- STATED TASK: Transcribe the material word for word, but without the images.

- INFORMATION SHOWN:
::::::::

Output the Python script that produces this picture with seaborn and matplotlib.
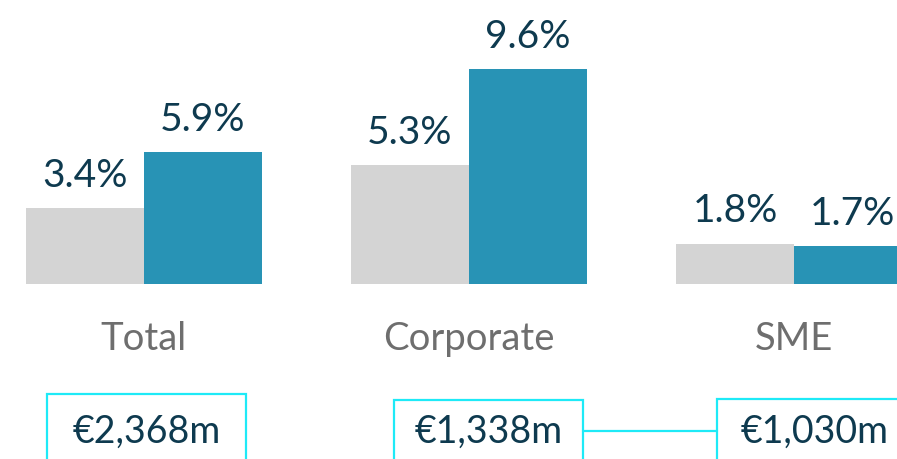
import pandas as pd
import seaborn as sns
import matplotlib.pyplot as plt
from matplotlib.patches import Rectangle
from matplotlib.lines import Line2D

# Chart data
segments = ['Total', 'Corporate', 'SME']
prior_rate = [3.4, 5.3, 1.8]
current_rate = [5.9, 9.6, 1.7]
amounts = ['€2,368m', '€1,338m', '€1,030m']

df = pd.DataFrame({
    'segment': segments * 2,
    'period': ['prior'] * 3 + ['current'] * 3,
    'rate': prior_rate + current_rate,
})

sns.set_style('white')
plt.rcParams['font.family'] = ['Lato', 'DejaVu Sans']

W, H = 897, 460
fig = plt.figure(figsize=(W / 100, H / 100), dpi=100)
# axes: baseline at y=285 px from top, full width
ax = fig.add_axes([0, 175 / H, 1, 285 / H])

navy = '#0E3A4F'
sns.barplot(data=df, x='segment', y='rate', hue='period',
            palette={'prior': '#D4D4D4', 'current': '#2893B5'},
            width=0.726, legend=False, ax=ax, edgecolor='none', saturation=1)

ax.set_xlim(-0.443, 2.317)
ax.set_ylim(0, 12.72)
sns.despine(ax=ax, left=True, bottom=True)
ax.set_yticks([])
ax.set_xlabel('')
ax.set_ylabel('')
ax.tick_params(axis='x', length=0, pad=26, labelsize=27.5, labelcolor='#6E6E6E')

# value labels
for cont in ax.containers:
    ax.bar_label(cont, labels=[f'{v:.1f}%' for v in cont.datavalues],
                 padding=11, fontsize=28, color=navy)

# boxes with amounts (pixel layout, y measured from top)
def fx(x):
    return x / W

def fy(y):
    return 1 - y / H

box_geom = [(47, 395, 246), (394, 401, 583), (717, 400, 913)]
cyan = '#1EEAF7'
for (x0, y0, x1), txt in zip(box_geom, amounts):
    fig.add_artist(Rectangle((fx(x0), fy(470)), fx(x1 - x0), (470 - y0) / H,
                             transform=fig.transFigure, fill=False,
                             edgecolor=cyan, linewidth=1.6))
    fig.text(fx((x0 + x1) / 2), fy(432), txt, ha='center', va='center',
             fontsize=27, color=navy)

fig.add_artist(Line2D([fx(583), fx(717)], [fy(432), fy(432)],
                      transform=fig.transFigure, color=cyan, linewidth=1.6))

fig.savefig('out.png', dpi=100)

::::::::

- FINISHED TASK:
Output the Python script that produces this picture with seaborn and matplotlib.
import pandas as pd
import seaborn as sns
import matplotlib.pyplot as plt
from matplotlib.patches import Rectangle
from matplotlib.lines import Line2D

# Chart data
segments = ['Total', 'Corporate', 'SME']
prior_rate = [3.4, 5.3, 1.8]
current_rate = [5.9, 9.6, 1.7]
amounts = ['€2,368m', '€1,338m', '€1,030m']

df = pd.DataFrame({
    'segment': segments * 2,
    'period': ['prior'] * 3 + ['current'] * 3,
    'rate': prior_rate + current_rate,
})

sns.set_style('white')
plt.rcParams['font.family'] = ['Lato', 'DejaVu Sans']

W, H = 897, 460
fig = plt.figure(figsize=(W / 100, H / 100), dpi=100)
# axes: baseline at y=285 px from top, full width
ax = fig.add_axes([0, 175 / H, 1, 285 / H])

navy = '#0E3A4F'
sns.barplot(data=df, x='segment', y='rate', hue='period',
            palette={'prior': '#D4D4D4', 'current': '#2893B5'},
            width=0.726, legend=False, ax=ax, edgecolor='none', saturation=1)

ax.set_xlim(-0.443, 2.317)
ax.set_ylim(0, 12.72)
sns.despine(ax=ax, left=True, bottom=True)
ax.set_yticks([])
ax.set_xlabel('')
ax.set_ylabel('')
ax.tick_params(axis='x', length=0, pad=26, labelsize=27.5, labelcolor='#6E6E6E')

# value labels
for cont in ax.containers:
    ax.bar_label(cont, labels=[f'{v:.1f}%' for v in cont.datavalues],
                 padding=11, fontsize=28, color=navy)

# boxes with amounts (pixel layout, y measured from top)
def fx(x):
    return x / W

def fy(y):
    return 1 - y / H

box_geom = [(47, 395, 246), (394, 401, 583), (717, 400, 913)]
cyan = '#1EEAF7'
for (x0, y0, x1), txt in zip(box_geom, amounts):
    fig.add_artist(Rectangle((fx(x0), fy(470)), fx(x1 - x0), (470 - y0) / H,
                             transform=fig.transFigure, fill=False,
                             edgecolor=cyan, linewidth=1.6))
    fig.text(fx((x0 + x1) / 2), fy(432), txt, ha='center', va='center',
             fontsize=27, color=navy)

fig.add_artist(Line2D([fx(583), fx(717)], [fy(432), fy(432)],
                      transform=fig.transFigure, color=cyan, linewidth=1.6))

fig.savefig('out.png', dpi=100)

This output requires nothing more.